Calendar '24, you said?
Yes.
Yes, I don't think we guide so far in time precisely on the mix.
Yes. We're not going to guide that. But I will say that we'll be very aggressive. When we talked about rates per disc and cost optimization of these platforms and things like that. I mean this is something that a hard drive industry has been doing for years and years and years, decades, right?
So we know how to do these transitions. We we're very confident in the technology, and we'll look to be very aggressive there. The wafer lead times are also quite long. So we're already starting on this journey because we're already in wafer. And so we're populating the wafer fabs with the parts that will support it.

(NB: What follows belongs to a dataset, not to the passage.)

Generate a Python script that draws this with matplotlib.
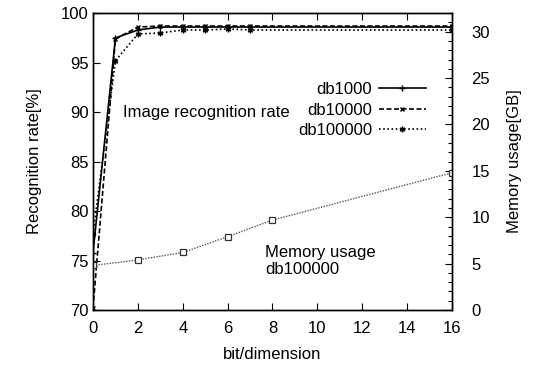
import numpy as np
import matplotlib
matplotlib.use("Agg")
import matplotlib.pyplot as plt
from matplotlib.ticker import MultipleLocator

plt.rcParams['font.family'] = ['Liberation Sans', 'DejaVu Sans']
plt.rcParams['font.size'] = 12

# recognition rate per bit/dimension
bits = [0, 1, 2, 3, 4, 5, 6, 7, 16]
db1000 = [75.8, 97.5, 98.3, 98.6, 98.6, 98.6, 98.6, 98.6, 98.6]
db10000 = [70.2, 97.4, 98.6, 98.7, 98.7, 98.7, 98.7, 98.7, 98.7]
db100000 = [77.7, 95.2, 97.9, 98.0, 98.3, 98.3, 98.4, 98.3, 98.3]

# memory usage for db100000
mem_bits = [0, 2, 4, 6, 8, 16]
mem_gb = [4.8, 5.4, 6.2, 7.9, 9.7, 14.8]

fig = plt.figure(figsize=(5.33, 3.66), dpi=100)
ax = fig.add_axes([0.1745, 0.153, 0.6735, 0.811])
ax2 = ax.twinx()

l1, = ax.plot(bits, db1000, color='black', lw=1.2, ls='-', marker='+', ms=4, mew=1)
l2, = ax.plot(bits, db10000, color='black', lw=1.2, ls=(0, (3, 1.5)), marker='x', ms=3.5, mew=1)
l3, = ax.plot(bits, db100000, color='black', lw=1.2, ls=(0, (1, 1.5)), marker=(6, 2, 0), ms=4, mew=1)

ax2.plot(mem_bits, mem_gb, color='#555555', lw=1, ls=(0, (1, 1)),
         marker='s', ms=4.5, mfc='white', mec='#333333', mew=0.9)

ax.set_xlim(0, 16)
ax.set_ylim(70, 100)
ax2.set_ylim(0, 32)
ax.xaxis.set_major_locator(MultipleLocator(2))
ax.yaxis.set_major_locator(MultipleLocator(5))
ax2.yaxis.set_major_locator(MultipleLocator(5))
ax2.yaxis.set_minor_locator(MultipleLocator(1))

ax.tick_params(axis='x', direction='in', top=True, length=5, width=0.8, pad=8)
ax.tick_params(axis='y', direction='in', length=5, width=0.8, pad=3)
ax2.tick_params(axis='y', which='major', direction='in', length=5, width=0.8, pad=14)
ax2.tick_params(axis='y', which='minor', direction='in', length=3, width=0.8)
for a in (ax, ax2):
    for s in a.spines.values():
        s.set_linewidth(1)

ax.set_xlabel('bit/dimension', labelpad=8)
ax.set_ylabel('Recognition rate[%]', labelpad=14)
ax2.set_ylabel('Memory usage[GB]', labelpad=12)

leg = ax.legend([l1, l2, l3], ['db1000', 'db10000', 'db100000'],
                loc='upper right', bbox_to_anchor=(0.945, 0.79), markerfirst=False,
                frameon=False, handlelength=2.8, handletextpad=0.4,
                labelspacing=0.32, borderaxespad=0)
ax.text(0.084, 0.667, 'Image recognition rate', transform=ax.transAxes, va='center')
ax.text(0.479, 0.165, 'Memory usage\ndb100000', transform=ax.transAxes,
        va='center', linespacing=1.15)

fig.savefig('out.png', dpi=100)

Got it. And then on the nearline side, obviously, the shipments easements have come down quite a bit. As you look at the green shoots with some data center coming back, do you feel pretty comfortable, given what the inventory levels are at the OEMs and what you see in terms of a return on the spend? How would you characterize that if you look at those 2?
Yes. I do think that the inventory has been depleted now to levels that if you think about the complexity of all the data centers of the world and how much material needs to be parked out of them in front of them for replacements and then what the data growth is in the data center. I think the inventory levels have come down to a point where we feel comfortable now that people are going to get back to more predictable buying patterns. .
This concludes our question-and-answer session. I would like to turn the conference back over to management for any closing remarks.
Thanks, Andrea. As you heard today, Seagate remains focused on our key priorities, including executing our leading technology road map, which we believe positions us well to enhance profitability over the near term and to capture long-term opportunities for mass capacity storage.
I'll close by once again thanking all of our shareholders for their ongoing support of Seagate. Thanks for joining us today, and we look forward to speaking with you during the quarter.
The conference has now concluded. Thank you for attending today's presentation, and you may now disconnect.